## Exercise
Give back exactly the lines from the beginning of the listing below to the line holding "ErrorBar, LabelList, ReferenceLine", both ends included; the pictures stay out.

## Dataset section
::::::
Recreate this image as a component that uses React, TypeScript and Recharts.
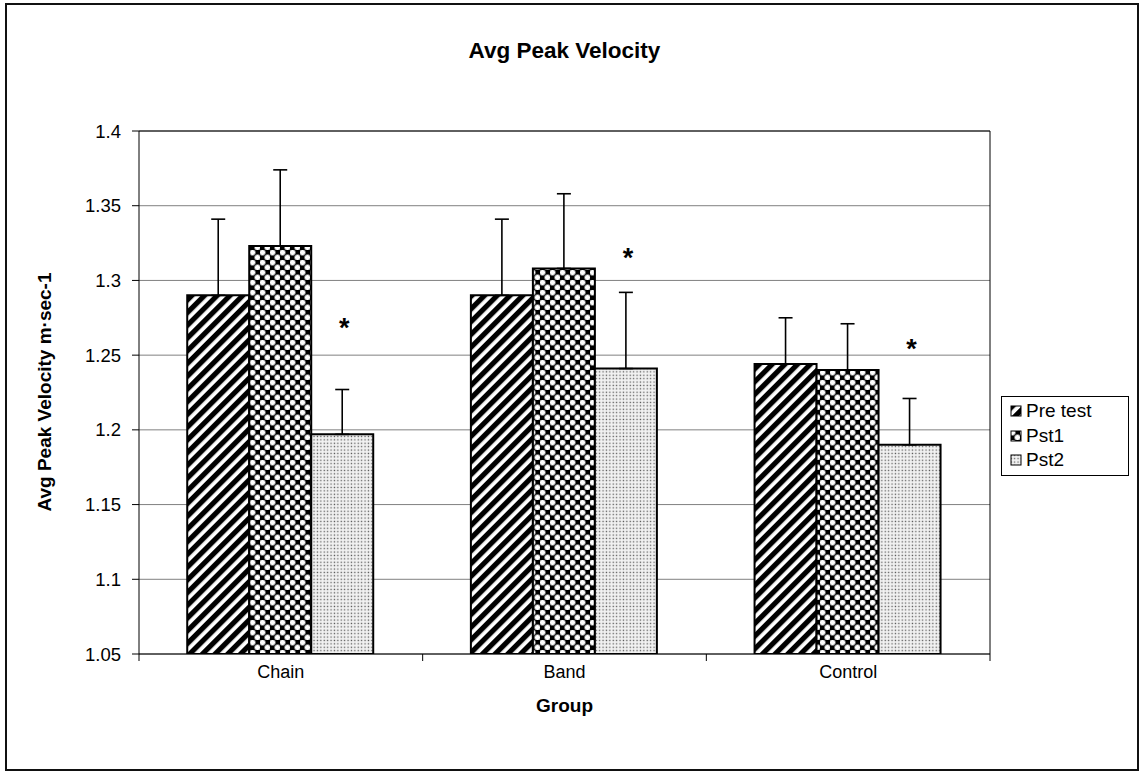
import React from "react";
import { BarChart, Bar, XAxis, YAxis, CartesianGrid, ErrorBar, LabelList, ReferenceLine } from "recharts";

const groups = ["Chain", "Band", "Control"];
const preTest = [1.29, 1.29, 1.244];
const pst1 = [1.323, 1.308, 1.24];
const pst2 = [1.197, 1.241, 1.19];
const preErr = [0.051, 0.051, 0.031];
const pst1Err = [0.051, 0.05, 0.031];
const pst2Err = [0.03, 0.051, 0.031];
const starAt = [1.272, 1.319, 1.258];
const yTicks = [1.05, 1.1, 1.15, 1.2, 1.25, 1.3, 1.35, 1.4];
const seriesNames = ["Pre test", "Pst1", "Pst2"];

const data = groups.map((g, i) => ({
  group: g,
  pre: preTest[i],
  pst1: pst1[i],
  pst2: pst2[i],
  preE: [0, preErr[i]],
  pst1E: [0, pst1Err[i]],
  pst2E: [0, pst2Err[i]],
}));

const W = 1139;
const H = 772;
const PL = 139, PR = 990, PT = 131, PB = 654;
const catW = (PR - PL) / groups.length;
const FONT = "'Liberation Sans', Arial, sans-serif";

const XTick = (props: any) => {
  const { x, y, payload, index } = props;
  return (
    <g>
      <line x1={x - catW / 2} y1={y} x2={x - catW / 2} y2={y + 7} stroke="#000" strokeWidth={1} />
      {index === groups.length - 1 && (
        <line x1={x + catW / 2} y1={y} x2={x + catW / 2} y2={y + 7} stroke="#000" strokeWidth={1} />
      )}
      <text x={x} y={y + 24} textAnchor="middle" fontSize={18} fontFamily={FONT} fill="#000">
        {payload.value}
      </text>
    </g>
  );
};

const Star = (props: any) => {
  const { x, y, width, height, value, index } = props;
  const per = height / (value - 1.05);
  const cy = y - (starAt[index] - value) * per;
  return (
    <text x={x + width / 2 + 2} y={cy + 15} textAnchor="middle" fontSize={27} fontWeight="bold" fontFamily={FONT} fill="#000">
      *
    </text>
  );
};

const fills = ["url(#pStripe)", "url(#pCircle)", "url(#pDots)"];

export default function App() {
  return (
    <div style={{ position: "absolute", left: 0, top: 0, width: W, height: H, background: "#fff", fontFamily: FONT }}>
      <div style={{ position: "absolute", left: 5, top: 3, width: 1130, height: 764, border: "2px solid #111" }} />
      <div style={{ position: "absolute", left: PL, width: PR - PL, top: 38, textAlign: "center", fontSize: 22.5, fontWeight: "bold" }}>
        Avg Peak Velocity
      </div>
      <div style={{ position: "absolute", left: PL, width: PR - PL, top: 695, textAlign: "center", fontSize: 19, fontWeight: "bold" }}>
        Group
      </div>
      <div
        style={{
          position: "absolute",
          left: 45,
          top: 392,
          transform: "translate(-50%, -50%) rotate(-90deg)",
          whiteSpace: "nowrap",
          fontSize: 19,
          fontWeight: "bold",
        }}
      >
        Avg Peak Velocity m·sec-1
      </div>
      <div style={{ position: "absolute", left: 0, top: 0 }}>
        <BarChart
          width={W}
          height={H}
          data={data}
          margin={{ top: PT, right: W - PR, bottom: H - PB - 30, left: PL - 60 }}
          barCategoryGap="17%"
          barGap={0}
        >
          <defs>
            <pattern id="pStripe" patternUnits="userSpaceOnUse" width="9" height="9" patternTransform="rotate(45)">
              <rect width="9" height="9" fill="#fff" />
              <rect width="5.2" height="9" fill="#000" />
            </pattern>
            <pattern id="pCircle" patternUnits="userSpaceOnUse" width="10" height="10">
              <rect width="10" height="10" fill="#000" />
              <circle cx="2.5" cy="2.5" r="3" fill="#fff" stroke="#666" strokeWidth="0.8" />
              <circle cx="7.5" cy="7.5" r="3" fill="#fff" stroke="#666" strokeWidth="0.8" />
            </pattern>
            <pattern id="pDots" patternUnits="userSpaceOnUse" width="3.4" height="3.4">
              <rect width="3.4" height="3.4" fill="#f2f2f2" />
              <rect x="0.6" y="0.6" width="1.3" height="1.3" fill="#555" />
            </pattern>
          </defs>
          <CartesianGrid vertical={false} stroke="#808080" strokeWidth={1} />
          <XAxis
            dataKey="group"
            height={30}
            tickLine={false}
            tickSize={0}
            tickMargin={0}
            axisLine={{ stroke: "#000", strokeWidth: 1 }}
            tick={<XTick />}
            interval={0}
          />
          <YAxis
            width={60}
            domain={[1.05, 1.4]}
            ticks={yTicks}
            interval={0}
            tickSize={7}
            tickMargin={11}
            axisLine={{ stroke: "#000", strokeWidth: 1 }}
            tickLine={{ stroke: "#000", strokeWidth: 1 }}
            tick={{ fontSize: 18.5, fill: "#000", fontFamily: FONT }}
            allowDataOverflow
          />
          <ReferenceLine y={1.4} stroke="#000" strokeWidth={1} />
          <ReferenceLine x="Control" position="end" stroke="#000" strokeWidth={1} />
          <Bar dataKey="pre" name={seriesNames[0]} fill={fills[0]} stroke="#000" strokeWidth={2} isAnimationActive={false}>
            <ErrorBar dataKey="preE" direction="y" width={7} stroke="#000" strokeWidth={1.6} />
          </Bar>
          <Bar dataKey="pst1" name={seriesNames[1]} fill={fills[1]} stroke="#000" strokeWidth={2} isAnimationActive={false}>
            <ErrorBar dataKey="pst1E" direction="y" width={7} stroke="#000" strokeWidth={1.6} />
          </Bar>
          <Bar dataKey="pst2" name={seriesNames[2]} fill={fills[2]} stroke="#000" strokeWidth={2} isAnimationActive={false}>
            <ErrorBar dataKey="pst2E" direction="y" width={7} stroke="#000" strokeWidth={1.6} />
            <LabelList dataKey="pst2" content={<Star />} />
          </Bar>
        </BarChart>
      </div>
      <div
        style={{
          position: "absolute",
          left: 1001,
          top: 396,
          width: 128,
          border: "1px solid #000",
          background: "#fff",
          padding: "2px 0 2px 8px",
          fontSize: 19,
          boxSizing: "border-box",
        }}
      >
        {seriesNames.map((n, i) => (
          <div key={n} style={{ display: "flex", alignItems: "center", height: 24.5 }}>
            <svg width={12} height={12} style={{ marginRight: 4 }}>
              <rect x={1} y={1} width={10} height={10} fill={fills[i]} stroke="#000" strokeWidth={1} />
            </svg>
            <span>{n}</span>
          </div>
        ))}
      </div>
    </div>
  );
}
::::::
## Final answer
Recreate this image as a component that uses React, TypeScript and Recharts.
import React from "react";
import { BarChart, Bar, XAxis, YAxis, CartesianGrid, ErrorBar, LabelList, ReferenceLine } from "recharts";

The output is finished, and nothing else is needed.